The invention of DC/DC switching regulators has improved efficiency, but requires more complex design methods. Compared with the design of linear regulators, switching regulators utilize the energy storage characteristics of inductive and capacitive components to transmit power in the form of discrete energy packets. These energy packets are stored in the magnetic field of inductors or the electric field of capacitors. The switch controller ensures that each energy packet only transmits the energy required by the load, making this topology highly efficient. The optimal design can achieve an efficiency of 95% or higher. Unlike linear regulators, the efficiency of switching regulators does not depend on the voltage difference between input and output.

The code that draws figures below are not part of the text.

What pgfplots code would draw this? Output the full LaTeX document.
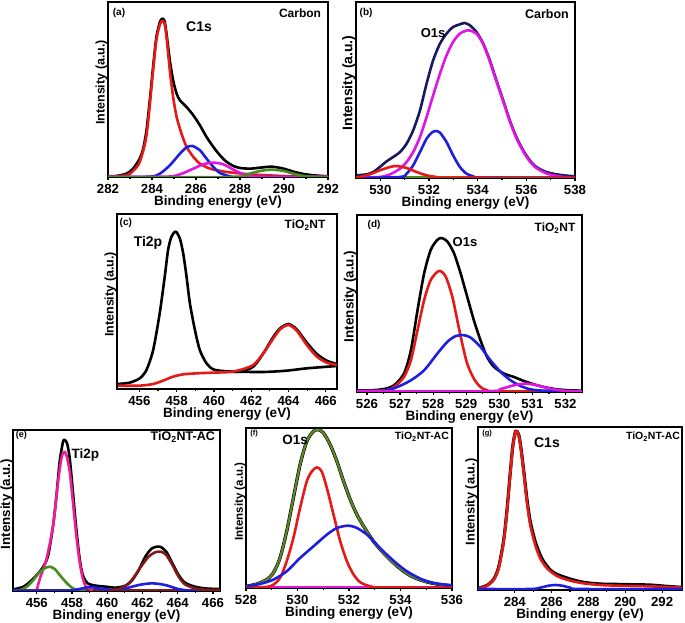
\documentclass[border=0pt]{standalone}
\usepackage{fontspec}
\setmainfont{Liberation Sans}
\usepackage{pgfplots}
\pgfplotsset{compat=1.18}
\definecolor{cred}{RGB}{230,25,25}
\definecolor{cblue}{RGB}{30,30,225}
\definecolor{cmag}{RGB}{225,20,225}
\definecolor{cgreen}{RGB}{70,140,30}
\definecolor{cnavy}{RGB}{25,25,95}
\definecolor{cpink}{RGB}{240,30,150}
\definecolor{colive}{RGB}{95,135,40}
\definecolor{cdred}{RGB}{130,25,25}
\newcommand{\fs}[1]{\fontsize{#1}{#1}\selectfont\bfseries}
\pgfplotsset{
 xps/.style={
  scale only axis, anchor=south west,
  axis line style={line width=2.2pt},
  ytick=\empty, ymin=0, xtick pos=bottom,
  tick align=outside, major tick length=2.8pt, minor tick length=2pt,
  minor x tick num=1, tick style={line width=1.2pt,black},
  /pgf/number format/assume math mode=true,
  /pgf/number format/1000 sep={},
  ticklabel style={font=\fs{13.2}, inner sep=1pt},
  xticklabel style={yshift=-3pt},
  xlabel={Binding energy (eV)}, ylabel={Intensity (a.u.)},
  xlabel style={font=\fs{13.5}, inner sep=0pt, yshift=-1.5pt},
  ylabel style={font=\fs{12.5}, at={(axis description cs:0,0.54)}, anchor=south, inner sep=0.5pt},
  every axis plot/.append style={line width=2.6pt, line join=round, mark=none, smooth, tension=0.45},
 }
}
\begin{document}
\begin{tikzpicture}
\useasboundingbox (0,0) rectangle (685pt,623pt);
% (a)
\begin{axis}[xps, at={(108pt,446pt)}, width=220pt, height=175pt,
  xmin=282, xmax=292, ymax=525, xtick={282,284,...,292}]
\addplot[black] coordinates {(282.0,2)(282.38,3)(282.84,10)(283.14,25)(283.44,55)(283.6,85)(283.75,140)(283.9,230)(284.05,330)(284.2,420)(284.36,465)(284.47,475)(284.57,468)(284.66,430)(284.81,350)(284.96,290)(285.12,250)(285.27,230)(285.57,210)(285.88,185)(286.18,155)(286.48,120)(286.79,90)(287.09,65)(287.4,45)(287.7,33)(288.0,27)(288.46,25)(288.91,28)(289.45,31)(289.98,25)(290.43,16)(290.89,9)(291.35,5)(292.0,2)};
\addplot[cred] coordinates {(282.0,1)(282.84,5)(283.14,18)(283.44,45)(283.75,125)(284.05,320)(284.2,412)(284.36,458)(284.47,468)(284.57,460)(284.66,420)(284.81,320)(284.96,240)(285.12,180)(285.34,130)(285.57,90)(285.72,75)(285.88,60)(286.18,40)(286.64,25)(287.4,15)(288.46,8)(289.98,3)(292.0,1)};
\addplot[cblue] coordinates {(282,0)(283.9,1)(284.36,10)(284.81,35)(285.27,70)(285.57,89)(285.84,93)(286.18,80)(286.48,55)(286.79,30)(287.09,12)(287.55,2)(288.0,0)(292,0)};
\addplot[cmag] coordinates {(282,0)(284.66,1)(285.27,8)(285.88,25)(286.33,38)(286.79,43)(287.24,38)(287.7,22)(288.16,8)(288.61,1)(292,0)};
\addplot[cgreen] coordinates {(282,0)(287.7,0)(288.31,8)(288.91,18)(289.45,22)(289.98,18)(290.43,10)(290.89,3)(291.35,0)(292,0)};
\node[font=\fs{10}] at (rel axis cs:0.05,0.937) {(a)};
\node[font=\fs{12}] at (rel axis cs:0.873,0.937) {Carbon};
\node[font=\fs{14}] at (rel axis cs:0.414,0.857) {C1s};
\end{axis}
% (b)
\begin{axis}[xps, at={(356pt,445pt)}, width=219pt, height=176pt,
  xmin=529, xmax=538, ymax=528, xtick={530,532,...,538},
  ylabel style={font=\fs{14}}]
\addplot[cgreen] coordinates {(529,2)(538,2)};
\addplot[cnavy] coordinates {(529.03,8)(529.44,11)(529.71,18)(529.98,33)(530.26,50)(530.53,63)(530.81,78)(531.08,103)(531.35,143)(531.63,203)(531.9,283)(532.17,353)(532.45,403)(532.72,433)(532.99,453)(533.27,461)(533.47,465)(533.68,458)(533.95,438)(534.23,403)(534.5,353)(534.77,293)(535.05,233)(535.32,173)(535.59,123)(535.87,83)(536.14,53)(536.41,33)(536.82,18)(537.24,11)(537.65,7)(538,5)};
\addplot[cmag] coordinates {(529,1)(529.98,3)(530.4,11)(530.81,28)(531.08,48)(531.35,78)(531.63,123)(531.9,183)(532.17,248)(532.45,313)(532.72,368)(532.99,408)(533.27,433)(533.61,443)(533.95,433)(534.23,401)(534.5,350)(534.77,290)(535.05,230)(535.32,170)(535.59,120)(535.87,80)(536.14,50)(536.41,30)(536.82,14)(537.24,6)(537.65,2)(538,1)};
\addplot[cblue] coordinates {(529,0)(530.81,3)(531.08,13)(531.35,38)(531.63,78)(531.9,118)(532.11,136)(532.28,141)(532.45,136)(532.72,108)(532.99,68)(533.27,33)(533.54,13)(533.82,5)(534.23,1)(538,0)};
\addplot[cred] coordinates {(529,1)(529.16,3)(529.57,11)(529.98,23)(530.4,33)(530.67,36)(531.08,30)(531.49,18)(531.9,8)(532.31,3)(532.72,1)(538,0)};
\node[font=\fs{10}] at (rel axis cs:0.046,0.9375) {(b)};
\node[font=\fs{12.5}] at (rel axis cs:0.872,0.93) {Carbon};
\node[font=\fs{13}] at (rel axis cs:0.352,0.824) {O1s};
\end{axis}
% (c)
\begin{axis}[xps, at={(117pt,234pt)}, width=220pt, height=175pt,
  xmin=454.8, xmax=466.6, ymax=525, xtick={456,458,...,466}]
\addplot[black] coordinates {(454.85,15)(455.48,19)(456.02,32)(456.38,57)(456.74,117)(457.09,227)(457.36,337)(457.54,417)(457.72,457)(457.95,472)(458.17,452)(458.35,407)(458.53,337)(458.71,257)(458.98,177)(459.24,117)(459.6,77)(459.96,59)(460.5,54)(461.4,52)(462.11,67)(462.65,107)(463.19,157)(463.55,182)(463.99,195)(464.44,179)(464.98,139)(465.52,105)(466.05,85)(466.59,75)};
\addplot[black] coordinates {(460.86,52)(462.65,51)(463.9,55)(464.98,62)(466.59,69)};
\addplot[cred] coordinates {(454.85,10)(456.02,10)(456.74,15)(457.27,25)(457.81,37)(458.35,44)(459.07,47)(459.96,49)(460.86,51)(461.4,57)(462.11,72)(462.65,107)(463.19,152)(463.55,179)(463.99,192)(464.44,175)(464.98,132)(465.52,97)(466.05,79)(466.59,72)};
\node[font=\fs{10}] at (rel axis cs:0.04,0.949) {(c)};
\node[font=\fs{12}] at (rel axis cs:0.855,0.937) {TiO\textsubscript{2}NT};
\node[font=\fs{14}] at (rel axis cs:0.141,0.834) {Ti2p};
\end{axis}
% (d)
\begin{axis}[xps, at={(357pt,231pt)}, width=225pt, height=177pt,
  xmin=525.7, xmax=532.5, ymax=529, xtick={526,527,...,532},
  ylabel style={font=\fs{13.5}}]
\addplot[cgreen] coordinates {(525.7,2)(532.5,2)};
\addplot[black] coordinates {(525.7,5)(526.12,5)(526.52,9)(526.82,20)(527.12,55)(527.33,125)(527.53,245)(527.73,355)(527.93,425)(528.13,455)(528.26,460)(528.43,450)(528.63,415)(528.83,355)(529.03,285)(529.23,215)(529.43,155)(529.63,105)(529.84,75)(530.14,55)(530.44,45)(530.74,33)(531.04,23)(531.34,15)(531.74,8)(532.14,5)(532.52,4)};
\addplot[cred] coordinates {(525.7,3)(526.52,5)(526.82,15)(527.12,45)(527.33,95)(527.53,185)(527.73,275)(527.93,335)(528.18,362)(528.38,345)(528.58,285)(528.73,215)(528.88,145)(529.03,85)(529.23,40)(529.43,15)(529.63,5)(529.94,2)(532.5,2)};
\addplot[cblue] coordinates {(525.7,3)(526.52,4)(526.92,15)(527.33,35)(527.73,65)(528.13,115)(528.43,150)(528.68,167)(528.91,170)(529.13,163)(529.43,135)(529.73,95)(530.04,60)(530.34,35)(530.64,18)(530.94,8)(531.34,4)(532.5,2)};
\addplot[cmag] coordinates {(525.7,2)(529.63,2)(530.04,9)(530.44,20)(530.79,25)(531.14,20)(531.54,10)(531.94,4)(532.35,2)(532.5,2)};
\node[font=\fs{10}] at (rel axis cs:0.076,0.944) {(d)};
\node[font=\fs{12}] at (rel axis cs:0.88,0.927) {TiO\textsubscript{2}NT};
\node[font=\fs{13}] at (rel axis cs:0.48,0.847) {O1s};
\end{axis}
% (e)
\begin{axis}[xps, at={(13pt,32pt)}, width=207pt, height=161pt,
  xmin=454.65, xmax=466.4, ymax=483, xtick={456,458,...,466},
  ylabel style={font=\fs{13.3}, inner sep=0pt}]
\addplot[cdred, line width=1.2pt] coordinates {(454.65,3)(466.4,3)};
\addplot[black] coordinates {(454.65,5)(454.78,6)(455.25,13)(455.62,28)(456.0,48)(456.37,73)(456.65,108)(456.93,198)(457.12,288)(457.3,388)(457.49,448)(457.58,453)(457.72,443)(457.87,398)(458.05,298)(458.24,188)(458.43,98)(458.61,48)(458.89,23)(459.36,16)(459.92,13)(460.48,10)(461.04,16)(461.42,33)(461.79,63)(462.16,103)(462.54,128)(462.98,133)(463.35,118)(463.7,83)(464.05,48)(464.41,25)(464.97,13)(465.53,8)(466.18,6)(466.4,6)};
\addplot[cpink] coordinates {(456.0,3)(456.18,38)(456.56,98)(456.93,198)(457.21,328)(457.4,398)(457.55,418)(457.68,408)(457.87,358)(458.05,268)(458.24,168)(458.43,88)(458.61,38)(458.8,13)(459.17,3)};
\addplot[cgreen] coordinates {(454.65,1)(455.06,3)(455.44,13)(455.81,33)(456.18,58)(456.56,71)(456.74,73)(457.02,66)(457.3,48)(457.68,25)(458.05,8)(458.43,2)(458.8,1)};
\addplot[cblue] coordinates {(454.65,1)(457.68,1)(458.43,6)(458.99,12)(459.55,8)(460.29,4)(461.04,8)(461.79,18)(462.54,23)(463.29,18)(464.03,6)(464.78,1)(466.4,1)};
\addplot[cdred] coordinates {(460.11,3)(460.67,6)(461.23,23)(461.6,48)(461.98,78)(462.35,103)(462.72,116)(463.05,118)(463.35,108)(463.7,78)(464.05,43)(464.41,20)(464.97,8)(465.53,4)(466.4,3)};
\node[font=\fs{9}] at (rel axis cs:0.04,0.965) {(e)};
\node[font=\fs{12.5}] at (rel axis cs:0.82,0.957) {TiO\textsubscript{2}NT-AC};
\node[font=\fs{13.5}] at (rel axis cs:0.35,0.845) {Ti2p};
\end{axis}
% (f)
\begin{axis}[xps, at={(246pt,35pt)}, width=206pt, height=160pt,
  xmin=528, xmax=536, ymax=480, xtick={528,530,...,536},
  ylabel style={font=\fs{11.5}}]
\addplot[cmag] coordinates {(528,3)(536,3)};
\addplot[black, line width=3.3pt] coordinates {(528.0,5)(528.42,12)(528.8,25)(529.06,45)(529.32,90)(529.58,170)(529.84,270)(530.1,370)(530.36,440)(530.62,470)(530.81,475)(531.01,465)(531.27,430)(531.53,380)(531.79,320)(532.05,265)(532.31,220)(532.57,185)(532.95,140)(533.34,105)(533.73,75)(534.12,50)(534.51,32)(535.03,18)(535.55,10)(536.0,7)};
\addplot[colive, line width=2.2pt] coordinates {(528.0,5)(528.42,12)(528.8,25)(529.06,45)(529.32,90)(529.58,170)(529.84,270)(530.1,370)(530.36,440)(530.62,470)(530.81,475)(531.01,465)(531.27,430)(531.53,380)(531.79,320)(532.05,265)(532.31,220)(532.57,185)(532.95,140)(533.34,105)(533.73,75)(534.12,50)(534.51,32)(535.03,18)(535.55,10)(536.0,7)};
\addplot[cred] coordinates {(528,1)(528.93,5)(529.32,30)(529.58,80)(529.84,150)(530.1,240)(530.36,320)(530.56,350)(530.75,362)(530.94,350)(531.14,300)(531.4,220)(531.66,140)(531.92,80)(532.18,40)(532.44,17)(532.82,5)(533.21,2)(536,1)};
\addplot[cblue] coordinates {(528.03,5)(528.54,12)(529.06,25)(529.58,50)(530.1,90)(530.62,125)(531.14,160)(531.53,180)(531.96,187)(532.31,180)(532.7,160)(533.08,130)(533.47,100)(533.86,73)(534.25,50)(534.77,28)(535.29,15)(536.0,8)};
\node[font=\fs{7.5}] at (rel axis cs:0.04,0.9625) {(f)};
\node[font=\fs{10.5}] at (rel axis cs:0.854,0.944) {TiO\textsubscript{2}NT-AC};
\node[font=\fs{13.5}] at (rel axis cs:0.238,0.925) {O1s};
\end{axis}
% (g)
\begin{axis}[xps, at={(478pt,33pt)}, width=204pt, height=163pt,
  xmin=282, xmax=293.08, ymax=490, xtick={284,286,...,292},
  ylabel style={font=\fs{12.8}}]
\addplot[black, line width=3.2pt] coordinates {(282.0,5)(282.49,14)(282.85,32)(283.12,68)(283.39,148)(283.57,238)(283.76,358)(283.9,437)(284.05,478)(284.21,467)(284.33,428)(284.48,360)(284.66,272)(284.84,205)(285.11,145)(285.38,105)(285.57,85)(285.93,60)(286.29,47)(287.01,33)(287.74,23)(288.64,18)(289.55,17)(290.45,16)(291.36,15)(292.26,11)(293.08,8)};
\addplot[cred] coordinates {(282.04,5)(282.49,13)(282.85,30)(283.12,65)(283.39,145)(283.57,235)(283.76,355)(283.9,435)(284.05,477)(284.21,465)(284.33,425)(284.48,355)(284.66,265)(284.84,195)(285.11,135)(285.38,95)(285.75,65)(286.29,42)(287.01,28)(287.74,20)(288.64,15)(289.55,13)(290.45,12)(291.36,11)(292.26,9)(293.08,7)};
\addplot[cblue] coordinates {(282,3)(284.84,3)(285.38,7)(285.84,13)(286.2,15)(286.56,13)(287.01,7)(287.56,3)(293.08,3)};
\node[font=\fs{7.5}] at (rel axis cs:0.045,0.957) {(g)};
\node[font=\fs{10.5}] at (rel axis cs:0.858,0.939) {TiO\textsubscript{2}NT-AC};
\node[font=\fs{14}] at (rel axis cs:0.338,0.902) {C1s};
\end{axis}
\end{tikzpicture}
\end{document}
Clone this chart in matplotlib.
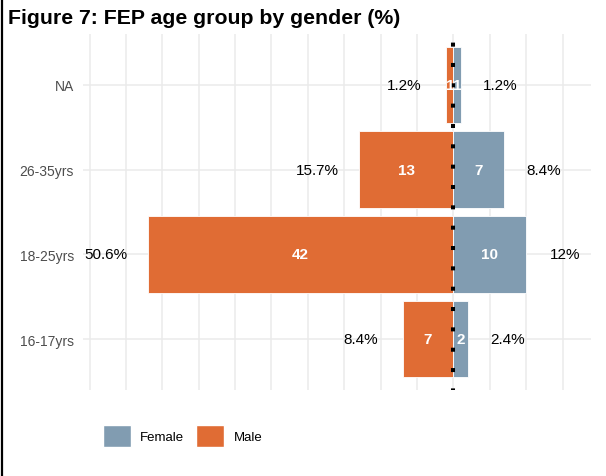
import matplotlib.pyplot as plt
from matplotlib.patches import Patch
from matplotlib.lines import Line2D

plt.rcParams['font.family'] = ['Liberation Sans', 'DejaVu Sans']

# data
ageGroups = ["16-17yrs", "18-25yrs", "26-35yrs", "NA"]
maleCounts = [7, 42, 13, 1]
femaleCounts = [2, 10, 7, 1]
malePctLabels = ["8.4%", "50.6%", "15.7%", "1.2%"]
femalePctLabels = ["2.4%", "12%", "8.4%", "1.2%"]

maleColor = "#E06C34"
femaleColor = "#819CB1"

fig = plt.figure(figsize=(6.06, 4.77), dpi=100)
ax = fig.add_axes([83 / 606, 1 - 391 / 477, (591 - 83) / 606, (391 - 35) / 477])

ypos = list(range(1, len(ageGroups) + 1))

ax.barh(ypos, [-m for m in maleCounts], height=0.9, color=maleColor,
        edgecolor="white", linewidth=0.6, zorder=2)
ax.barh(ypos, femaleCounts, height=0.9, color=femaleColor,
        edgecolor="white", linewidth=0.6, zorder=2)

# count labels inside bars
for y, m, f in zip(ypos, maleCounts, femaleCounts):
    ax.text(-m / 2, y, str(m), color="white", fontweight="bold", fontsize=11,
            ha="center", va="center", zorder=4)
    ax.text(f / 2, y, str(f), color="white", fontweight="bold", fontsize=11,
            ha="center", va="center", zorder=4)

# percentage labels outside bars
for y, m, f, mp, fp in zip(ypos, maleCounts, femaleCounts, malePctLabels, femalePctLabels):
    ax.text(-m - 5.7, y, mp, color="black", fontsize=11, ha="center", va="center", zorder=4)
    ax.text(f + 5.4, y, fp, color="black", fontsize=11, ha="center", va="center", zorder=4)

# dotted zero line
ax.axvline(0, color="black", lw=2.9, linestyle=(0.6, (1, 4.05)),
           dash_capstyle="butt", zorder=3)

ax.set_xlim(-50.9, 18.9)
ax.set_ylim(0.4, 4.6)
ax.set_xticks(range(-50, 20, 5))
ax.set_yticks(ypos)
ax.set_yticklabels(ageGroups, color="#4D4D4D", fontsize=10)
ax.tick_params(axis="x", labelbottom=False, length=0)
ax.tick_params(axis="y", length=0, pad=6.5)
ax.grid(True, color="#EBEBEB", lw=1.1, zorder=0)
ax.set_axisbelow(True)
for s in ax.spines.values():
    s.set_visible(False)

fig.text(8 / 606, 1 - 19 / 477, "Figure 7: FEP age group by gender (%)",
         fontsize=15.3, fontweight="bold", ha="left", va="center")

handles = [Patch(facecolor=femaleColor, edgecolor="white", label="Female"),
           Patch(facecolor=maleColor, edgecolor="white", label="Male")]
fig.legend(handles=handles, loc="center left", bbox_to_anchor=(102.5 / 606, 1 - 437 / 477),
           ncol=2, frameon=False, fontsize=9.5, handlelength=2.15, handleheight=2.3,
           handletextpad=0.72, columnspacing=0.87, borderpad=0, borderaxespad=0)

# left border line
fig.add_artist(Line2D([2.5 / 606, 2.5 / 606], [0, 1], color="black", lw=1.6,
                      transform=fig.transFigure))

fig.savefig("out.png", dpi=100)
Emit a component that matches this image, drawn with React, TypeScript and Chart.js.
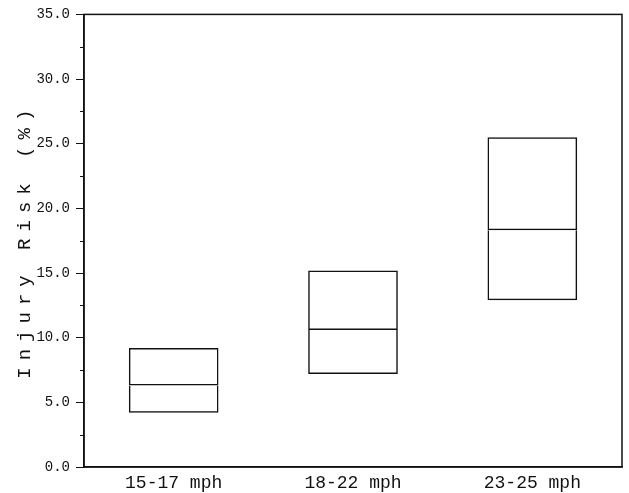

Multiple types of switch topologies provide great design flexibility. Switching regulators can generate outputs that are higher or lower than the input (boost or buck), or invert the input voltage to the output voltage. Among them, there are both isolated topology structures and non isolated topology structures. Due to the higher efficiency and reduced heat dissipation requirements of switching regulators, their structure is more compact. However, the design and implementation of switching regulators have become increasingly difficult, requiring designers to master various skills such as digital and analog control, magnetism, and circuit board layout. For a given power level, improving efficiency typically requires the use of more components, resulting in more complex designs and increased costs.

Quick switching actions may introduce electromagnetic interference (EMI) or switching noise, which can affect nearby components. Designers must pay attention to component layout, grounding, and wiring to minimize the impact of switch noise. For any efficiency oriented application, switching regulators are the preferred choice, such as high-power power supplies used in servers, computers, and industrial process control. Battery powered applications also benefit from higher efficiency and extended battery life, such as portable devices and electric vehicles. Due to the efficient operation of switching regulators, there is usually no need to use bulky heat sinks, which is particularly beneficial for space limited designs.